Um Karam’s house was raided by Israeli forces during a raid on Jenin in early July, and partially destroyed. She and her family were forced to leave the house during the two-day-long Israeli offensive, which killed ten Palestinians and destroyed most of the refugee camp's infrastructure.
"I personally suffered enough deceptions in my life for trusting promises of peace, and I’m not willing to give young people in the camp false hopes," she said.
"They are well aware of this without me telling them, and this is why so many of them are today taking up arms and engaging in resistance, because it’s the only thing that we can trust today."
At the Oslo Accords, it was agreed that the question of Palestinian refugees' right to return, as well as that of Jerusalem, the borders of the future Palestinian state, water resources, and illegal Israel settlements, were to be negotiated in a later phase, known as the 'final status negotiations'.
The final status was to be negotiated at the Camp David talks in 2000. They were never concluded, as Palestinian leader Arafat refused any deal without Palestinian sovereignty over East Jerusalem.
"Who in the world could name any positive outcome of the Oslo Accords?
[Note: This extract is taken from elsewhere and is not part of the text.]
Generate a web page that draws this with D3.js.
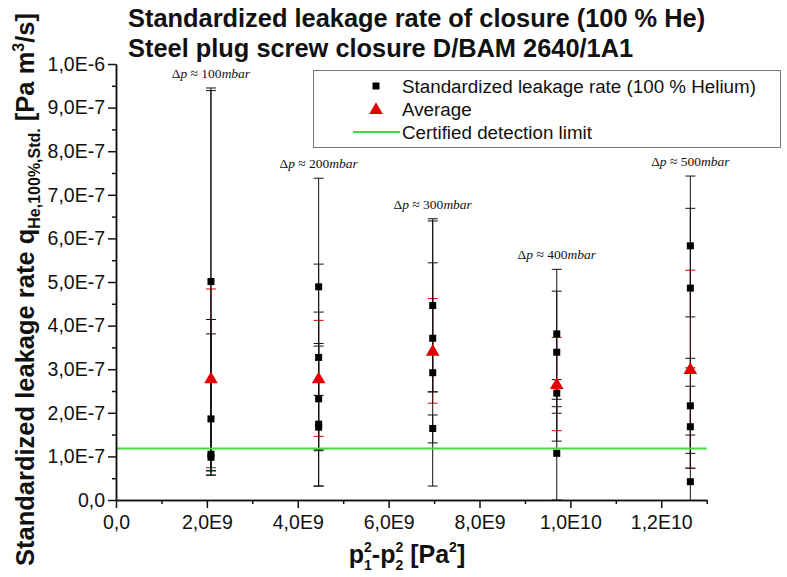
<!DOCTYPE html>
<html><head><meta charset="utf-8">
<script src="https://cdn.jsdelivr.net/npm/d3@7"></script>
<style>
body{margin:0;background:#fff}
svg{display:block}
text{font-family:"Liberation Sans",Arial,sans-serif;fill:#111}
</style>
</head><body>
<svg id="c" width="787" height="577"></svg>
<script>
// ---------- data ----------
const groupX = [2.09e9, 4.46e9, 6.97e9, 9.70e9, 12.64e9];
const deltaP = ["100", "200", "300", "400", "500"];

// individual measurements (Pa m3/s) with their error-bar ends
const measGroup = [0,0,0,0, 1,1,1,1,1, 2,2,2,2, 3,3,3,3, 4,4,4,4,4];
const measValue = [5.01e-7,1.86e-7,1.05e-7,0.98e-7, 4.89e-7,3.27e-7,2.32e-7,1.74e-7,1.67e-7,
                   4.46e-7,3.71e-7,2.92e-7,1.64e-7, 3.81e-7,3.39e-7,2.45e-7,1.07e-7,
                   5.83e-7,4.86e-7,2.16e-7,1.68e-7,0.42e-7];
const measLow   = [0.57e-7,0.67e-7,0.67e-7,0.57e-7, 2.40e-7,1.13e-7,0.32e-7,1.15e-7,0.32e-7,
                   2.48e-7,2.48e-7,0.32e-7,1.31e-7, 2.31e-7,1.99e-7,1.35e-7,0.00e-7,
                   4.20e-7,3.03e-7,1.07e-7,0.73e-7,-0.65e-7];
const measHigh  = [9.45e-7,4.14e-7,3.81e-7,9.39e-7, 7.38e-7,5.41e-7,4.31e-7,3.59e-7,3.53e-7,
                   6.45e-7,6.40e-7,5.44e-7,1.95e-7, 5.29e-7,4.79e-7,2.76e-7,2.14e-7,
                   7.43e-7,6.69e-7,3.25e-7,2.61e-7,1.49e-7];

const avgValue = [2.79e-7, 2.79e-7, 3.42e-7, 2.66e-7, 3.00e-7];
const avgErr   = [2.05e-7, 1.33e-7, 1.20e-7, 1.07e-7, 2.27e-7];

const detectionLimit = 1.18e-7;

const yTicks = [0,1e-7,2e-7,3e-7,4e-7,5e-7,6e-7,7e-7,8e-7,9e-7,1e-6];
const yTickLabels = ["0,0","1,0E-7","2,0E-7","3,0E-7","4,0E-7","5,0E-7","6,0E-7","7,0E-7","8,0E-7","9,0E-7","1,0E-6"];
const xTicks = [0,2e9,4e9,6e9,8e9,1e10,1.2e10];
const xTickLabels = ["0,0","2,0E9","4,0E9","6,0E9","8,0E9","1,0E10","1,2E10"];
const xMinor = [1e9,3e9,5e9,7e9,9e9,1.1e10,1.3e10];
const yMinor = [0.5e-7,1.5e-7,2.5e-7,3.5e-7,4.5e-7,5.5e-7,6.5e-7,7.5e-7,8.5e-7,9.5e-7];

const legendLabels = ["Standardized leakage rate (100 % Helium)", "Average", "Certified detection limit"];

// ---------- chart ----------
const svg = d3.select("#c");
const x = d3.scaleLinear().domain([0, 1.3e10]).range([116, 706.7]);
const y = d3.scaleLinear().domain([0, 1e-6]).range([500, 64]);

const red = "#e00000", green = "#44d844";

svg.append("defs").append("clipPath").attr("id","plot")
  .append("rect").attr("x",116).attr("y",60).attr("width",600).attr("height",440);

const plot = svg.append("g").attr("clip-path","url(#plot)");
const capW = 5;

// average error bars (red), below
avgValue.forEach((v,i)=>{
  const cx = x(groupX[i]);
  const g = plot.append("g").attr("stroke", red).attr("stroke-width",1);
  g.append("line").attr("x1",cx).attr("x2",cx).attr("y1",y(v-avgErr[i])).attr("y2",y(v+avgErr[i]));
  [v-avgErr[i], v+avgErr[i]].forEach(e=>g.append("line").attr("x1",cx-capW).attr("x2",cx+capW).attr("y1",y(e)).attr("y2",y(e)));
});

// measurement error bars (black)
measValue.forEach((v,i)=>{
  const cx = x(groupX[measGroup[i]]);
  const g = plot.append("g").attr("stroke","#111").attr("stroke-width",1);
  g.append("line").attr("x1",cx).attr("x2",cx).attr("y1",y(measLow[i])).attr("y2",y(measHigh[i]));
  [measLow[i], measHigh[i]].forEach(e=>g.append("line").attr("x1",cx-capW).attr("x2",cx+capW).attr("y1",y(e)).attr("y2",y(e)));
});

// detection limit
svg.append("line").attr("x1",x(0)).attr("x2",x(1.3e10)).attr("y1",y(detectionLimit)).attr("y2",y(detectionLimit))
  .attr("stroke",green).attr("stroke-width",2);

// squares
const sq = 7;
plot.selectAll("rect.m").data(measValue).join("rect").attr("class","m")
  .attr("x",(d,i)=>x(groupX[measGroup[i]])-sq/2).attr("y",d=>y(d)-sq/2)
  .attr("width",sq).attr("height",sq).attr("fill","#000");

// triangles
const tri = d3.symbol().type(d3.symbolTriangle).size(80);
plot.selectAll("path.a").data(avgValue).join("path").attr("class","a")
  .attr("d",tri).attr("transform",(d,i)=>`translate(${x(groupX[i])},${y(d)+1})`).attr("fill",red);

// delta p labels
deltaP.forEach((lab,i)=>{
  const top = d3.max(measHigh.filter((h,k)=>measGroup[k]===i));
  const t = svg.append("text").attr("x",x(groupX[i])).attr("y",y(top)-10)
    .attr("text-anchor","middle").style("font-family","'Liberation Serif','Times New Roman',serif").style("font-size","13.5px");
  t.append("tspan").text("\u0394");
  t.append("tspan").style("font-style","italic").text("p");
  t.append("tspan").text(" \u2248 " + lab);
  t.append("tspan").style("font-style","italic").text("mbar");
});

// axes
svg.append("g").attr("transform","translate(116,0)")
  .call(d3.axisLeft(y).tickValues(yTicks).tickFormat((d,i)=>yTickLabels[i]).tickSize(8).tickSizeOuter(0).tickPadding(3));
svg.append("g").attr("transform","translate(116,0)")
  .call(d3.axisLeft(y).tickValues(yMinor).tickFormat("").tickSize(4).tickSizeOuter(0));
svg.append("g").attr("transform","translate(0,500)")
  .call(d3.axisBottom(x).tickValues(xTicks).tickFormat((d,i)=>xTickLabels[i]).tickSize(8).tickSizeOuter(0).tickPadding(7));
svg.append("g").attr("transform","translate(0,500)")
  .call(d3.axisBottom(x).tickValues(xMinor).tickFormat("").tickSize(4).tickSizeOuter(0));
svg.selectAll(".domain, .tick line").attr("stroke","#111").attr("stroke-width",1.5);
svg.selectAll(".tick text").style("font-size","19.5px").style("font-family","'Liberation Sans',Arial,sans-serif").attr("fill","#222");

// titles
svg.append("text").attr("x",128).attr("y",27).style("font-weight","bold").style("font-size","25.4px")
  .text("Standardized leakage rate of closure (100 % He)");
svg.append("text").attr("x",128).attr("y",57).style("font-weight","bold").style("font-size","25.4px")
  .text("Steel plug screw closure D/BAM 2640/1A1");

// y title
const yt = svg.append("text").attr("transform","translate(34,566) rotate(-90)")
  .style("font-weight","bold").style("font-size","25.5px");
yt.append("tspan").text("Standardized leakage rate q");
yt.append("tspan").attr("dy",6).style("font-size","16px").text("He,100%,Std.");
yt.append("tspan").attr("dy",-6).text(" [Pa m");
yt.append("tspan").attr("dy",-10).style("font-size","16px").text("3");
yt.append("tspan").attr("dy",10).text("/s]");

// x title
const xt = svg.append("text").attr("x",407).attr("y",563).attr("text-anchor","middle")
  .style("font-weight","bold").style("font-size","25px");
xt.append("tspan").text("p");
xt.append("tspan").attr("dy",-11).style("font-size","14px").text("2");
xt.append("tspan").attr("dx",-7.8).attr("dy",18).style("font-size","14px").text("1");
xt.append("tspan").attr("dy",-7).text("-p");
xt.append("tspan").attr("dy",-11).style("font-size","14px").text("2");
xt.append("tspan").attr("dx",-7.8).attr("dy",18).style("font-size","14px").text("2");
xt.append("tspan").attr("dy",-7).text(" [Pa");
xt.append("tspan").attr("dy",-11).style("font-size","14px").text("2");
xt.append("tspan").attr("dy",11).text("]");

// legend
const lg = svg.append("g");
lg.append("rect").attr("x",313.5).attr("y",70.5).attr("width",467).attr("height",77)
  .attr("fill","#fff").attr("stroke","#777").attr("stroke-width",1);
const rowsY = [86, 109, 132];
lg.append("rect").attr("x",376-3.5).attr("y",rowsY[0]-3.5).attr("width",7).attr("height",7).attr("fill","#000");
lg.append("path").attr("d",tri).attr("transform",`translate(376,${rowsY[1]+1})`).attr("fill",red);
lg.append("line").attr("x1",353).attr("x2",400).attr("y1",rowsY[2]).attr("y2",rowsY[2]).attr("stroke",green).attr("stroke-width",2);
legendLabels.forEach((t,i)=>lg.append("text").attr("x",402).attr("y",rowsY[i]).attr("dy","0.35em")
  .style("font-size","18.8px").text(t));
</script>
</body></html>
They were a total regression on all levels," Shawan Jabarin, director of the Palestinian human rights group Al-Haq told TNA.
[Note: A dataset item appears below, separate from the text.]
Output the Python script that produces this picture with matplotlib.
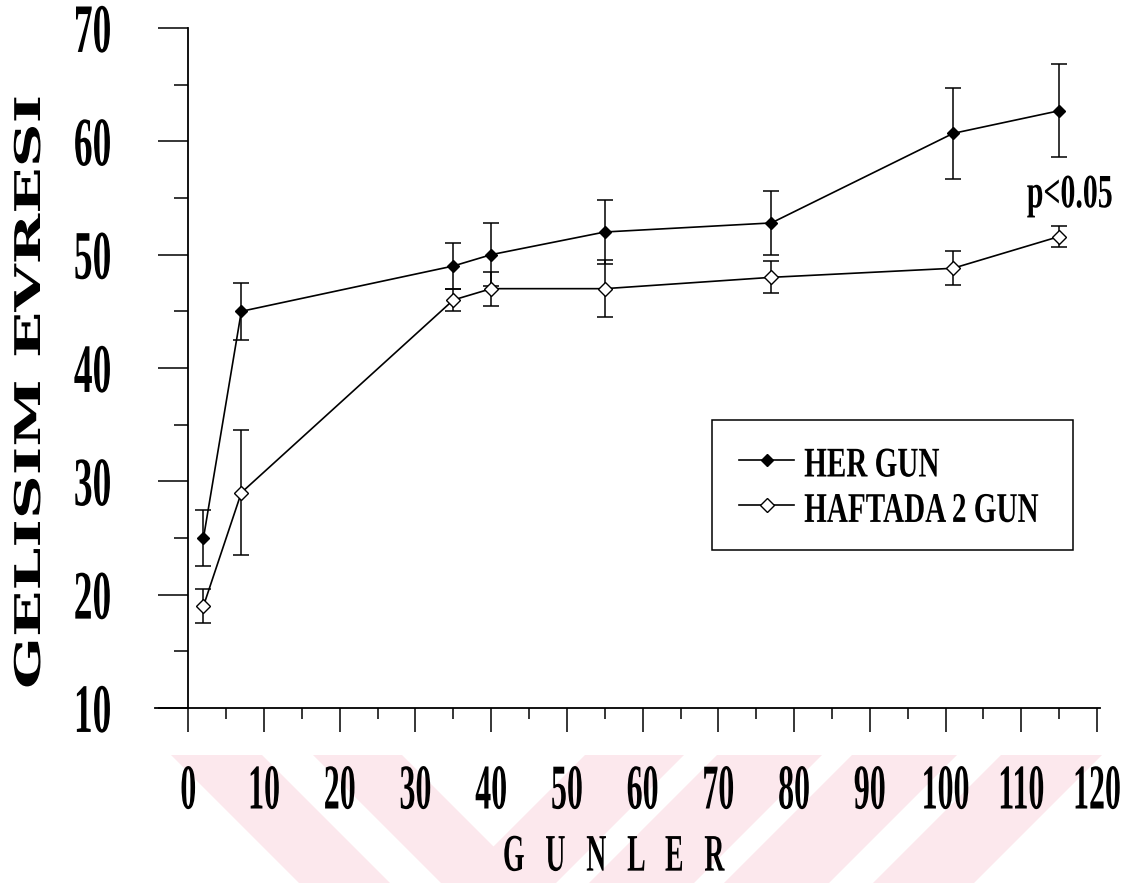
import matplotlib
matplotlib.use("Agg")
import matplotlib.pyplot as plt
from matplotlib.patches import Polygon
from matplotlib.patheffects import AbstractPathEffect
from matplotlib.transforms import Affine2D
from matplotlib.ticker import MultipleLocator

# measurement days
gunler = [2, 7, 35, 40, 55, 77, 101, 115]

# every day group (mean, error)
her_gun = [25, 45, 49, 50, 52, 52.8, 60.7, 62.7]
her_gun_err = [2.5, 2.5, 2, 2.8, 2.8, 2.8, 4, 4.1]

# twice a week group
haftada_2 = [19, 29, 46, 47, 47, 48, 48.8, 51.6]
haftada_2_err = [1.5, 5.5, 1, 1.5, 2.5, 1.4, 1.5, 0.9]

x_ticks = list(range(0, 121, 10))
y_ticks = list(range(10, 71, 10))
series_names = ["HER GUN", "HAFTADA 2 GUN"]

# faint pink watermark stripes of the scan, x range (px) on their top edge
wm_back = [(171, 262), (313, 402)]
wm_fwd = [(585, 684), (717, 822), (852, 957), (1001, 1102)]


class Stretch(AbstractPathEffect):
    # scale the glyphs about their own centre, the print uses tall narrow type
    def __init__(self, sx=1.0, sy=1.0):
        super().__init__()
        self.sx, self.sy = sx, sy

    def draw_path(self, renderer, gc, tpath, affine, rgbFace=None):
        box = tpath.get_extents(affine)
        cx, cy = (box.x0 + box.x1) / 2, (box.y0 + box.y1) / 2
        affine = affine + Affine2D().translate(-cx, -cy).scale(self.sx, self.sy).translate(cx, cy)
        renderer.draw_path(gc, tpath, affine, rgbFace)


plt.rcParams["font.family"] = "Liberation Serif"
plt.rcParams["font.weight"] = "bold"

W, H = 1127, 883
fig = plt.figure(figsize=(W / 100, H / 100), dpi=100)

# watermark, kept under everything else
pink = (0.99, 0.91, 0.93)
top, bot = 755, 883
for x0, x1 in wm_back:
    pts = [(x0, top), (x1, top), (x1 + bot - top, bot), (x0 + bot - top, bot)]
    fig.patches.append(Polygon([(px / W, 1 - py / H) for px, py in pts], closed=True,
                               transform=fig.transFigure, fc=pink, ec="none", zorder=-5))
for x0, x1 in wm_fwd:
    pts = [(x0, top), (x1, top), (x1 - (bot - top), bot), (x0 - (bot - top), bot)]
    fig.patches.append(Polygon([(px / W, 1 - py / H) for px, py in pts], closed=True,
                               transform=fig.transFigure, fc=pink, ec="none", zorder=-5))

ax = fig.add_axes([155 / W, 1 - 708 / H, 945 / W, 680 / H])
ax.patch.set_alpha(0)

ax.errorbar(gunler, her_gun, yerr=her_gun_err, fmt="none", ecolor="black",
            elinewidth=1.1, capsize=6, capthick=1.1, zorder=2)
ax.errorbar(gunler, haftada_2, yerr=haftada_2_err, fmt="none", ecolor="black",
            elinewidth=1.1, capsize=6, capthick=1.1, zorder=2)
ax.plot(gunler, her_gun, color="black", lw=1.2, marker="D", ms=6.5,
        mfc="black", mec="black", label=series_names[0], zorder=3)
ax.plot(gunler, haftada_2, color="black", lw=1.2, marker="D", ms=7.3,
        mfc="white", mec="black", mew=1.0, label=series_names[1], zorder=3)

ax.set_xlim(-4.4, 120.4)
ax.set_ylim(10, 70)
ax.set_xticks(x_ticks)
ax.set_yticks(y_ticks)
ax.xaxis.set_minor_locator(MultipleLocator(5))
ax.yaxis.set_minor_locator(MultipleLocator(5))

ax.spines["left"].set_position(("data", 0))
ax.spines["top"].set_visible(False)
ax.spines["right"].set_visible(False)
for s in ("left", "bottom"):
    ax.spines[s].set_linewidth(1.3)

ax.tick_params(axis="x", which="major", direction="out", length=17, width=1.1, pad=32, labelsize=23)
ax.tick_params(axis="x", which="minor", direction="out", length=8, width=1.1)
ax.tick_params(axis="y", which="major", direction="out", length=21.5, width=1.1, pad=34, labelsize=27)
ax.tick_params(axis="y", which="minor", direction="out", length=10, width=1.1)

for lab in ax.get_xticklabels():
    lab.set_path_effects([Stretch(1.0, 2.0)])
for lab in ax.get_yticklabels():
    lab.set_path_effects([Stretch(1.0, 1.85)])

# axis titles
fig.text(30 / W, 1 - 392 / H, "GELISIM EVRESI", rotation=90, ha="center", va="center",
         family="DejaVu Serif", fontsize=25.5, fontweight="bold",
         path_effects=[Stretch(1.0, 1.72)])
fig.text(614 / W, 1 - 856 / H, "G   U   N   L   E   R", ha="center", va="center",
         fontsize=20, path_effects=[Stretch(1.0, 1.9)])

ax.text(116.4, 55.2, "p<0.05", ha="center", va="center", fontsize=21.5,
        path_effects=[Stretch(1.0, 1.6)])

leg = ax.legend(loc="upper left", bbox_to_anchor=(712 / W, 1 - 420 / H - 0.01, 361 / W, 0.01),
                bbox_transform=fig.transFigure, mode="expand", borderaxespad=0,
                fontsize=21, frameon=True, fancybox=False, framealpha=1,
                edgecolor="black", borderpad=0.92, handlelength=1.9, handleheight=1.27,
                handletextpad=0.34, labelspacing=0.48)
leg.get_frame().set_linewidth(1.1)
for t in leg.get_texts():
    t.set_path_effects([Stretch(1.0, 1.45)])

fig.savefig("out.png", dpi=100)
"As far as human rights are concerned, the Oslo Accords turned them to political issues, by planning to negotiate over the principle of these rights, rather than on the implementation of them," he explained.
"Take the refugees’ right to return, which is a universal basic human right, it was never mentioned as a right in the accords and was left to be discussed in the final status."
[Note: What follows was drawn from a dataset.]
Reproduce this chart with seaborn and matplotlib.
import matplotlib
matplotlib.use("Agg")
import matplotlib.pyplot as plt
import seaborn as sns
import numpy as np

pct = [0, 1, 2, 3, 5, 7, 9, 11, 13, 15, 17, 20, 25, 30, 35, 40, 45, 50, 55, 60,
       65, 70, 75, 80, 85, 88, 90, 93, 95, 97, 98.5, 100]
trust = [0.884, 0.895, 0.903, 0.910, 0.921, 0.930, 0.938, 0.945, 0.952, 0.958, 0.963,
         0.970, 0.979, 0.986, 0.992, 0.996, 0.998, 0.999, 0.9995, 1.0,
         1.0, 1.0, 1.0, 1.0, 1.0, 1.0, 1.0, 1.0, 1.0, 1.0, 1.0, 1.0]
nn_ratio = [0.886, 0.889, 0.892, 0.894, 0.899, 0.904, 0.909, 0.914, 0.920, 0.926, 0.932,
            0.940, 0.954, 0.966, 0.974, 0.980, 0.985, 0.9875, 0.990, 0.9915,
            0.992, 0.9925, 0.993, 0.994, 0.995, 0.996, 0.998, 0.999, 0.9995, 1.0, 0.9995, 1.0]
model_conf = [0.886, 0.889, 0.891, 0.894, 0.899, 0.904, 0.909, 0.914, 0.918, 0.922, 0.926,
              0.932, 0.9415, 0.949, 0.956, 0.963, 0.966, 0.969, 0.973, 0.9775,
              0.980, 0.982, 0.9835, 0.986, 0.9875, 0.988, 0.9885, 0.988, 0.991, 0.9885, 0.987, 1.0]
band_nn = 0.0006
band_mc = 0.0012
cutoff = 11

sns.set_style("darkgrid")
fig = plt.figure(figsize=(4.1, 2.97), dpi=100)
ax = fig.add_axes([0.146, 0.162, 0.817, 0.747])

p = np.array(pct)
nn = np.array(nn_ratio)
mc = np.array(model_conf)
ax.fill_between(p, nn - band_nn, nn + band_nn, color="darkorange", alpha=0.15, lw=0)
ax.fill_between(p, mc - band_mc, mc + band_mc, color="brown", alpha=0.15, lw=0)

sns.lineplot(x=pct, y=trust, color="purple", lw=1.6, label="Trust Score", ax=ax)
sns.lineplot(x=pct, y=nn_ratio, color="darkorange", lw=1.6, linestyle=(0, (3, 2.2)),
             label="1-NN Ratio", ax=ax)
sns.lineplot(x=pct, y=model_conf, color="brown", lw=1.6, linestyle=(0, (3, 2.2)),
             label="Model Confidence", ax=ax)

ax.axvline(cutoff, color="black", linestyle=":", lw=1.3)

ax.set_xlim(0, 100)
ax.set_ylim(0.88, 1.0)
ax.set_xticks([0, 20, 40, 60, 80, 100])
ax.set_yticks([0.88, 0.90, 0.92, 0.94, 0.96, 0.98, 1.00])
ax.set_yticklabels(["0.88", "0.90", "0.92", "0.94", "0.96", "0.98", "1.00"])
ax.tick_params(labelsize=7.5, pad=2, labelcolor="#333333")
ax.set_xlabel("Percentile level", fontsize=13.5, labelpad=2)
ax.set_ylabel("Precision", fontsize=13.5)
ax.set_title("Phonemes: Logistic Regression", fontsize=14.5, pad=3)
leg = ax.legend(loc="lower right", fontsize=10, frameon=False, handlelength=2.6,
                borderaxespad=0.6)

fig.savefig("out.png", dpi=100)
"Some might say that thousands of Palestinians returned to their country as a result of the Oslo Accords, but the political price was unjustified," Jabarin said.
"In 1991, Palestinian human rights groups won an Israel court ruling allowing residency and family reunion in the country for any Palestinian who had entered the country since 1987, which meant thousands of Palestinians," he said.
'The Oslo Accords reduced the number by allowing Israel to decide," he stressed.
"Today, the Oslo Accords are completely buried by the fact that the number of settlers has quadrupled, leaving no place for any future Palestinian state, and the human rights condition is today much worse than it was thirty years ago."
For other Palestinians, the Oslo Accords were never even meant to bring about a Palestinian state in the first place.
"The situation that we live today, where Gaza is besieged and the West Bank turned into a series of isolated Palestinian ghettoes surrounded by Israel settlements, is the direct product of the Oslo Accords," Jamal Jumaa, coordinator of the Palestinian grassroots ‘Stop The Wall’ campaign told TNA.
"In 1994, immediately after signing the accords, Israel began to build Israel-only roads in the West Bank to link settlements together, which is an obvious sign that it never thought to ever leave the West Bank," said Jumaa.
"The Oslo Accords fragmented the West Bank into Areas A, B and C, and the limits of these areas became the limits on which Israel began to build the separation wall in 2002”, explained Jumaa.
"The wall itself served as the basis for the apartheid system that Israel runs today, where Palestinians are trapped in ghetto-like urban areas, forbidden from building outside of these areas, while Israel settlements continue to expand."
In 2020, the Israel government declared its intention to annex Area C, which makes up as much as 61% of the land area of the West Bank. Observers have described Area C as 'already de-facto annexed'.
In 2022, international human rights groups Amnesty International and Human Rights Watch concluded, in separate reports, that Israel was effectively running an apartheid system over all of historical Palestine.